## START Excerpted data

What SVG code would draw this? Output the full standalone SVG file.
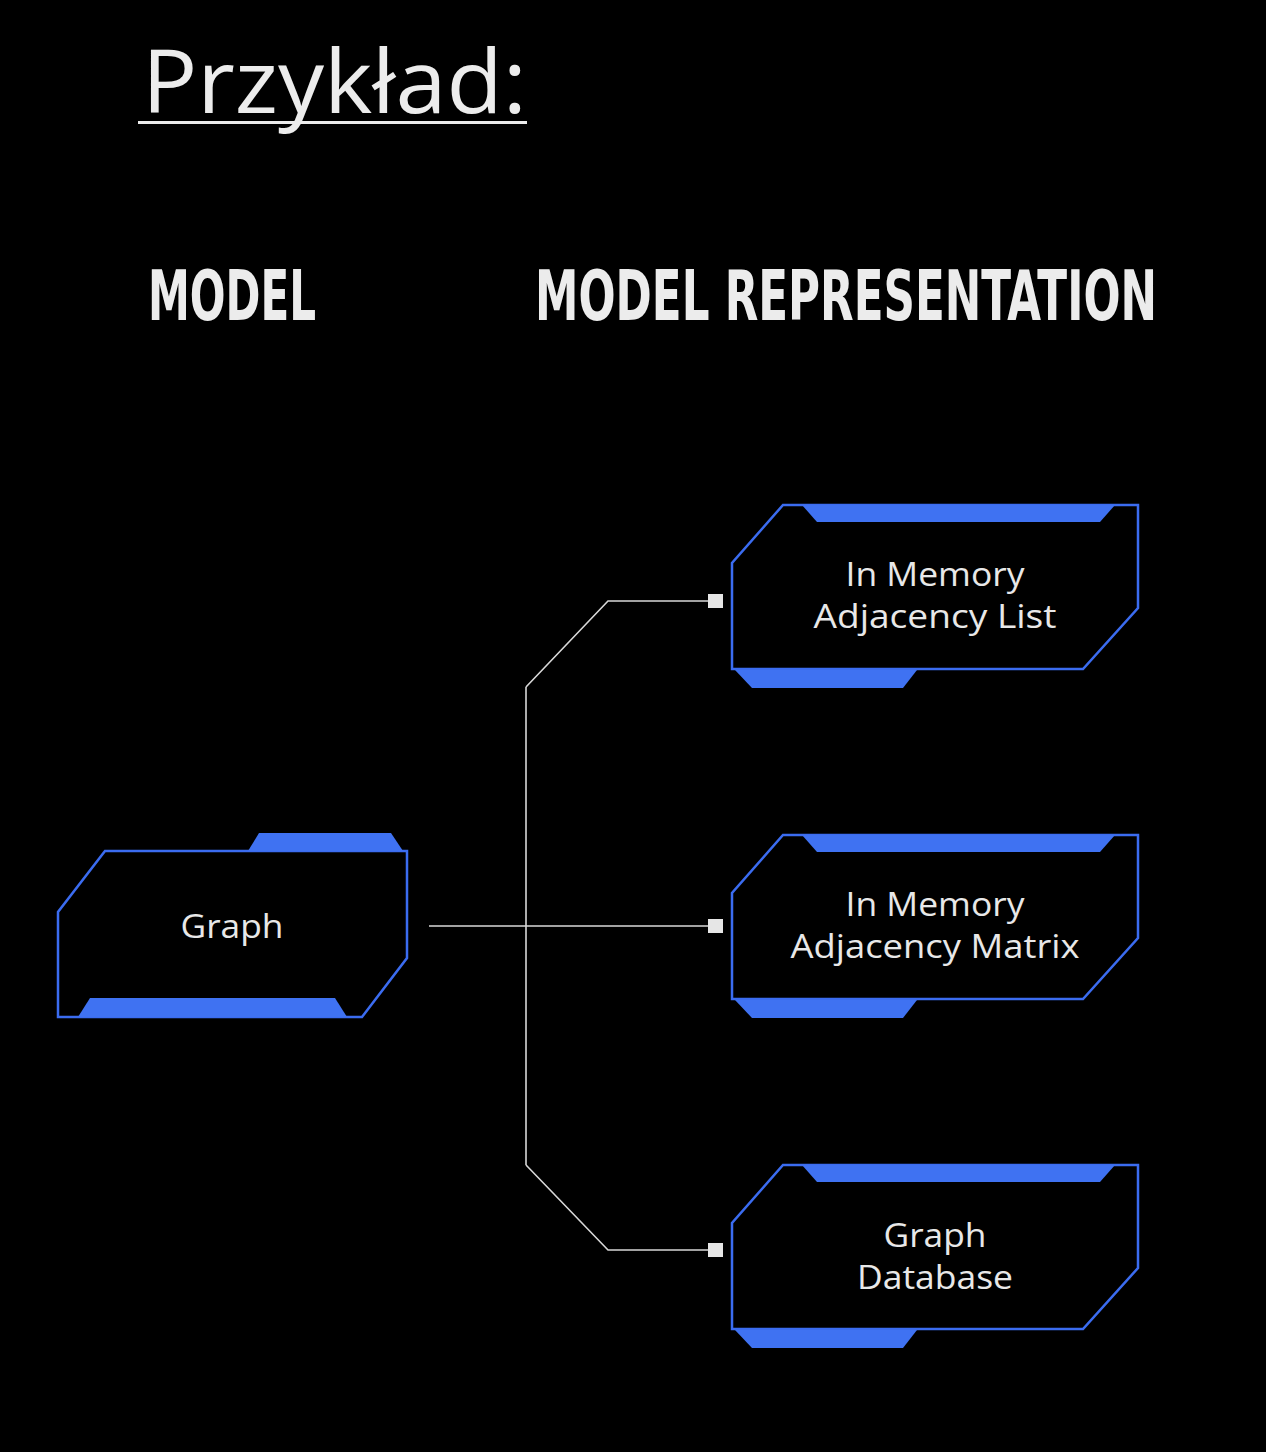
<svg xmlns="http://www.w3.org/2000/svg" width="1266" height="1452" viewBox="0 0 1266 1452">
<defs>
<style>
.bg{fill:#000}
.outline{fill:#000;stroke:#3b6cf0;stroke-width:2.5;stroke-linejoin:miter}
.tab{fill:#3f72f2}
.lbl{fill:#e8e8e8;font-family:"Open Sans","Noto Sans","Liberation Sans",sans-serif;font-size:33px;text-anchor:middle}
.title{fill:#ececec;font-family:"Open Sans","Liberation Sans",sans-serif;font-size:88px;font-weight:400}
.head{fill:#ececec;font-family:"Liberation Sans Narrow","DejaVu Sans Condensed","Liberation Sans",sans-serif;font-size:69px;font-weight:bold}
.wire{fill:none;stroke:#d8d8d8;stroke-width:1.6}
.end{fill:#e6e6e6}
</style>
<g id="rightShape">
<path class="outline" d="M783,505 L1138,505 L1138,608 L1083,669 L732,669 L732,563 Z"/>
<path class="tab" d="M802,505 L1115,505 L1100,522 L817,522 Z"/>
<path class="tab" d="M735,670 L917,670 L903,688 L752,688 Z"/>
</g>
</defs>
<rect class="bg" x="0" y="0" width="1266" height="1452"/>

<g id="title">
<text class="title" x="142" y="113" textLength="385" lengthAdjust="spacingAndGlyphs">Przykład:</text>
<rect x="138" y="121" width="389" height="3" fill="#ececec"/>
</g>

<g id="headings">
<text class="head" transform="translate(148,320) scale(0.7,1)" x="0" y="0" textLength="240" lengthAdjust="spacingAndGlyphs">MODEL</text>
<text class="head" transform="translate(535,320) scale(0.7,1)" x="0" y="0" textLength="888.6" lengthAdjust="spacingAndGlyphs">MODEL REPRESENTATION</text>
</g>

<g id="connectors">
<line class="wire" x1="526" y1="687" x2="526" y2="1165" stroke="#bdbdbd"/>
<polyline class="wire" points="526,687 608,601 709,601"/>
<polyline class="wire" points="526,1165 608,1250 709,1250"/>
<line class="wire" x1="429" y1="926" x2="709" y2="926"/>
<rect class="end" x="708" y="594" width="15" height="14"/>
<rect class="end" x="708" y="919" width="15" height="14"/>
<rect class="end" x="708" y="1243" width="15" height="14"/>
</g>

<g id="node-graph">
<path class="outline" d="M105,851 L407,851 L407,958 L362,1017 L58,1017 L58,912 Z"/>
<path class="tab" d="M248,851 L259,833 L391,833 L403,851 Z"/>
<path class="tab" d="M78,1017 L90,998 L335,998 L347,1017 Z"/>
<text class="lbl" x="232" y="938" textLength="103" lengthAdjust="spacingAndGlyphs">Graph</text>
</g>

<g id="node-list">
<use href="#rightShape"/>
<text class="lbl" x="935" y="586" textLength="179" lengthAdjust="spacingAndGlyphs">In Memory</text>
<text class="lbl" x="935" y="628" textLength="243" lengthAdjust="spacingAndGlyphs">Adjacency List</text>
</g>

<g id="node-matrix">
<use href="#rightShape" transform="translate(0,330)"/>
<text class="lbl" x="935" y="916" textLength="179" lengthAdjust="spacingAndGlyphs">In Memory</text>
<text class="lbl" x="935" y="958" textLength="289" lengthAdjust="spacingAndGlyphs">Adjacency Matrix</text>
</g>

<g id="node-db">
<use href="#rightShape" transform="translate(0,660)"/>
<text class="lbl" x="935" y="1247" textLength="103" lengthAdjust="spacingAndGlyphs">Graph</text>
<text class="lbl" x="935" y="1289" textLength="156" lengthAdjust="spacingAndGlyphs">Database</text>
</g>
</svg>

## END Excerpted data
## START Excerpted data

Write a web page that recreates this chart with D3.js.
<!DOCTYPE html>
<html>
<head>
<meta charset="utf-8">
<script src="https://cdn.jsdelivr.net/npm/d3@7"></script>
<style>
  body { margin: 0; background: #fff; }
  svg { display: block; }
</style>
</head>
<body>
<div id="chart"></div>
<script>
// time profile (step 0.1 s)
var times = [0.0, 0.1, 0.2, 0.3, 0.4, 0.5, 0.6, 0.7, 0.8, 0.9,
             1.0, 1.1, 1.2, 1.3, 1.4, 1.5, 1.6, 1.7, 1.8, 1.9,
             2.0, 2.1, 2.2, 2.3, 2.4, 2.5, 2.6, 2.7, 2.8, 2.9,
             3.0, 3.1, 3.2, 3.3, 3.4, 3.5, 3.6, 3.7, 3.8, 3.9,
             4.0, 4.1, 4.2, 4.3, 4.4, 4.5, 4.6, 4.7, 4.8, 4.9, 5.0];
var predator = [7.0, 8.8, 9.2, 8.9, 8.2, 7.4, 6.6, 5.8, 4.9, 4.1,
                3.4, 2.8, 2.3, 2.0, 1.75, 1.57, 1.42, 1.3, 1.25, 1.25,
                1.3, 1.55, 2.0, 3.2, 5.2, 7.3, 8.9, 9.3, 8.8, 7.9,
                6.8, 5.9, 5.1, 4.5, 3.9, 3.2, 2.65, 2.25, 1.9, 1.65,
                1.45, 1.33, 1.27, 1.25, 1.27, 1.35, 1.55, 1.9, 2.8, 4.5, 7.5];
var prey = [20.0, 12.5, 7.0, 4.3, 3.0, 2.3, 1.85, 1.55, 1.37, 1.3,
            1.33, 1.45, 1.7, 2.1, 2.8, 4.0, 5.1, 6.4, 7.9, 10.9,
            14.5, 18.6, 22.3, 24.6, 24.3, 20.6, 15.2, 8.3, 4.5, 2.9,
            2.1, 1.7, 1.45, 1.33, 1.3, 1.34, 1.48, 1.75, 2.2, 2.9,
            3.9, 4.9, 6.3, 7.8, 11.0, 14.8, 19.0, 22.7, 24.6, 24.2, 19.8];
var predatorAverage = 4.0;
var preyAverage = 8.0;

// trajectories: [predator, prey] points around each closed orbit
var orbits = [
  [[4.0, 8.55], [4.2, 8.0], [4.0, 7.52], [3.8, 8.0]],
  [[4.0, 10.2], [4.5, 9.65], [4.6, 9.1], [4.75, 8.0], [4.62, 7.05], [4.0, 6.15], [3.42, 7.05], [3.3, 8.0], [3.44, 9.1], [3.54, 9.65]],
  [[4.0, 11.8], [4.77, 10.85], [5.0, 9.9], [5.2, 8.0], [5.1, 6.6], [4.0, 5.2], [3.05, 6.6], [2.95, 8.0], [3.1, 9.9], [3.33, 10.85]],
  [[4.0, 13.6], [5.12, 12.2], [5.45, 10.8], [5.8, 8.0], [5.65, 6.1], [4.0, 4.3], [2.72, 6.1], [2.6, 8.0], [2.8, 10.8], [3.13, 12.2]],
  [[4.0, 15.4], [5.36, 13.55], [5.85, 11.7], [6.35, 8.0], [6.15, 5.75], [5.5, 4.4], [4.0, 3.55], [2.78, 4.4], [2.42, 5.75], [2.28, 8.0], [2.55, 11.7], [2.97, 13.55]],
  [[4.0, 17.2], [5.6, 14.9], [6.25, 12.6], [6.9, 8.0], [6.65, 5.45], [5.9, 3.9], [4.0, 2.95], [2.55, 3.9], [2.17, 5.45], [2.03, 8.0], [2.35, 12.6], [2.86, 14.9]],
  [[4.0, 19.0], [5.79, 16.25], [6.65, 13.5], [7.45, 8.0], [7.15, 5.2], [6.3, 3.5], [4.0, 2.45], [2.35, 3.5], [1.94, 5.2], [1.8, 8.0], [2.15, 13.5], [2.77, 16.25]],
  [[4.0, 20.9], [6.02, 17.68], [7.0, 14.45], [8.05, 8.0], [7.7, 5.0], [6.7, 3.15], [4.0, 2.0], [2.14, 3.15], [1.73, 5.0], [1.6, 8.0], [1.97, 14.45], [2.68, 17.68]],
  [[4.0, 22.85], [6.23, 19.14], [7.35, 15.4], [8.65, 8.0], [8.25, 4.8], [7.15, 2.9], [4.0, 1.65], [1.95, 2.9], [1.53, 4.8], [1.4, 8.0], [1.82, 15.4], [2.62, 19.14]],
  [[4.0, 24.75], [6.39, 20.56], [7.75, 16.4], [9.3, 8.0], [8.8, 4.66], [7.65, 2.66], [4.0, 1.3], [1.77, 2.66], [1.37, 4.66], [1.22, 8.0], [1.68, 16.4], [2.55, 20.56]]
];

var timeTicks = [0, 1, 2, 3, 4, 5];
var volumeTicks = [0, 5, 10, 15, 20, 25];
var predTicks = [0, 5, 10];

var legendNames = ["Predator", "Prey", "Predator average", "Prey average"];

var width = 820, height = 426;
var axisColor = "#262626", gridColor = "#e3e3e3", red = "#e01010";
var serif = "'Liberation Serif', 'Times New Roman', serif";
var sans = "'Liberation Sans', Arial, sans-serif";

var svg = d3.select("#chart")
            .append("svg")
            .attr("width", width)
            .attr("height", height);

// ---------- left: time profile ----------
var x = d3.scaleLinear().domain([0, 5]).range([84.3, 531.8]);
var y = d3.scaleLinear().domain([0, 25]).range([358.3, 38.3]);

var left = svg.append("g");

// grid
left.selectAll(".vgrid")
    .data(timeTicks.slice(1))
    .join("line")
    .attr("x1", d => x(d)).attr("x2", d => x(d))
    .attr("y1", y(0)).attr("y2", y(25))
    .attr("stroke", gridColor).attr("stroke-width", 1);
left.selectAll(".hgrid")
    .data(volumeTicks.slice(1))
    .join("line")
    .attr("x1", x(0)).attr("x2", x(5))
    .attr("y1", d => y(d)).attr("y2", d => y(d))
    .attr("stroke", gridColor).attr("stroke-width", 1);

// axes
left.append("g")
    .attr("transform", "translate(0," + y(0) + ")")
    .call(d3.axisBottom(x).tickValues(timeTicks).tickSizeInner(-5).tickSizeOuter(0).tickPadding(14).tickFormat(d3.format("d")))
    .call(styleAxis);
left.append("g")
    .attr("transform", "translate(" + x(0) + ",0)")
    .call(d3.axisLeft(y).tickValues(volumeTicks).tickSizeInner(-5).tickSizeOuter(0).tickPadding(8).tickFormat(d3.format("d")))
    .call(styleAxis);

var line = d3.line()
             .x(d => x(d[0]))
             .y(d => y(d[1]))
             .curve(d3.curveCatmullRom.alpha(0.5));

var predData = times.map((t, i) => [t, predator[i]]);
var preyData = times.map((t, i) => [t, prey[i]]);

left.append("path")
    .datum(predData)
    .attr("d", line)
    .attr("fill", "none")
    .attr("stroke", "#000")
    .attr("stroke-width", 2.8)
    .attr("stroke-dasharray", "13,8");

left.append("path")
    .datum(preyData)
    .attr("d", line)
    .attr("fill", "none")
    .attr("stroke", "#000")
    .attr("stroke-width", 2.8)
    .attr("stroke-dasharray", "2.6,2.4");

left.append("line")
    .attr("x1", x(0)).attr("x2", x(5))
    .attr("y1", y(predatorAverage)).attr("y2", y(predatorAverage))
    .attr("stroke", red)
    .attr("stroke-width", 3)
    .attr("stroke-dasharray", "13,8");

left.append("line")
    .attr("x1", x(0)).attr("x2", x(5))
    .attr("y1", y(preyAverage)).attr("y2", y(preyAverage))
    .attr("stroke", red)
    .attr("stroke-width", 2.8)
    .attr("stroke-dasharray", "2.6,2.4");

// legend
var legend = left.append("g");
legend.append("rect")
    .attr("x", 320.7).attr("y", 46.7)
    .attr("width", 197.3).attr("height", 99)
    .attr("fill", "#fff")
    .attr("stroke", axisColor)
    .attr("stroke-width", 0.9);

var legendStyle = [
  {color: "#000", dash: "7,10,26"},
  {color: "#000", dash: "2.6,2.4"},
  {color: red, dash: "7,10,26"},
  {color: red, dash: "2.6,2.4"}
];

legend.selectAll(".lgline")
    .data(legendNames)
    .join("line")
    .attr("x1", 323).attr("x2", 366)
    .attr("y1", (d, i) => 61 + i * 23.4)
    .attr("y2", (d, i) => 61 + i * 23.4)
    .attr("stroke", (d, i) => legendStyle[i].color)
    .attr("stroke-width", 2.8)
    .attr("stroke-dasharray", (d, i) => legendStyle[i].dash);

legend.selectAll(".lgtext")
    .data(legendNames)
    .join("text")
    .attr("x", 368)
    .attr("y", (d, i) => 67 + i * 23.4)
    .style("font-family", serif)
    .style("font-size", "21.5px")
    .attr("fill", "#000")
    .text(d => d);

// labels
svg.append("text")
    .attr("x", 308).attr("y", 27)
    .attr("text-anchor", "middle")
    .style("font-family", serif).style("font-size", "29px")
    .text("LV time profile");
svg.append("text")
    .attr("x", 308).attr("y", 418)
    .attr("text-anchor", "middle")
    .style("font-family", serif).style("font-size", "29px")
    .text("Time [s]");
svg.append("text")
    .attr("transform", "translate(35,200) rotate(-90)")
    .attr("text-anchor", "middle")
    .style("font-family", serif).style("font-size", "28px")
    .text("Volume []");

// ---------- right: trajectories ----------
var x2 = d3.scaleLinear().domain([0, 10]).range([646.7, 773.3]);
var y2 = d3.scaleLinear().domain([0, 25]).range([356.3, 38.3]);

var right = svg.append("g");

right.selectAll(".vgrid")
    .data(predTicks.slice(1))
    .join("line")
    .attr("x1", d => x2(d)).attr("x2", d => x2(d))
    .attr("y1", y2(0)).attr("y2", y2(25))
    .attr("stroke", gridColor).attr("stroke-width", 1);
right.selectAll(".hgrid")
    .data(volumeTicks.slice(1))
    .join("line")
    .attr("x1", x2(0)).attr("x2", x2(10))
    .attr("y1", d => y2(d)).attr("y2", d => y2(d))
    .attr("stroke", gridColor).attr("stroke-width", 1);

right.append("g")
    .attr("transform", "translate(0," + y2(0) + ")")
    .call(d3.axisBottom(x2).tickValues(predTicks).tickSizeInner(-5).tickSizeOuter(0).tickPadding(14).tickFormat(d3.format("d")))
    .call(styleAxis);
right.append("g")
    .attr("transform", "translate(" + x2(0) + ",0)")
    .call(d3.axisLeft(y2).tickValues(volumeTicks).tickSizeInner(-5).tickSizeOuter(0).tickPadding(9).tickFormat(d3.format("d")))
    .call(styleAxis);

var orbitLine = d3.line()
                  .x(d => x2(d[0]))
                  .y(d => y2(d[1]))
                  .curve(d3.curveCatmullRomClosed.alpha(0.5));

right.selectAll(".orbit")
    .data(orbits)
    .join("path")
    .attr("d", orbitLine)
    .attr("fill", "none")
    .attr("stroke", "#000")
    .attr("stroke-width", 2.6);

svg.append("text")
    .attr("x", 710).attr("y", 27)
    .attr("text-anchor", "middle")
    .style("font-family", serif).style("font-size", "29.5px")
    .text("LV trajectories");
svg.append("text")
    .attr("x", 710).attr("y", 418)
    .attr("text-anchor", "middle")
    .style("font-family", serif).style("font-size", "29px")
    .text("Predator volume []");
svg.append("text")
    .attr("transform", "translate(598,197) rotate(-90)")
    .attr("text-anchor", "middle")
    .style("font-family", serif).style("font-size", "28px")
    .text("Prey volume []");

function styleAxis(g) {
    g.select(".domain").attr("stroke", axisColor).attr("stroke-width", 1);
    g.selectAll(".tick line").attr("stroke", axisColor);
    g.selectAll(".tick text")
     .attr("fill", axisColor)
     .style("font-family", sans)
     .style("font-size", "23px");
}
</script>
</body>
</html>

## END Excerpted data

▸ Instructions for the task: Every line of the listing that holds "this" should be found and copied.

▸ The result:
What SVG code would draw this? Output the full standalone SVG file.
Write a web page that recreates this chart with D3.js.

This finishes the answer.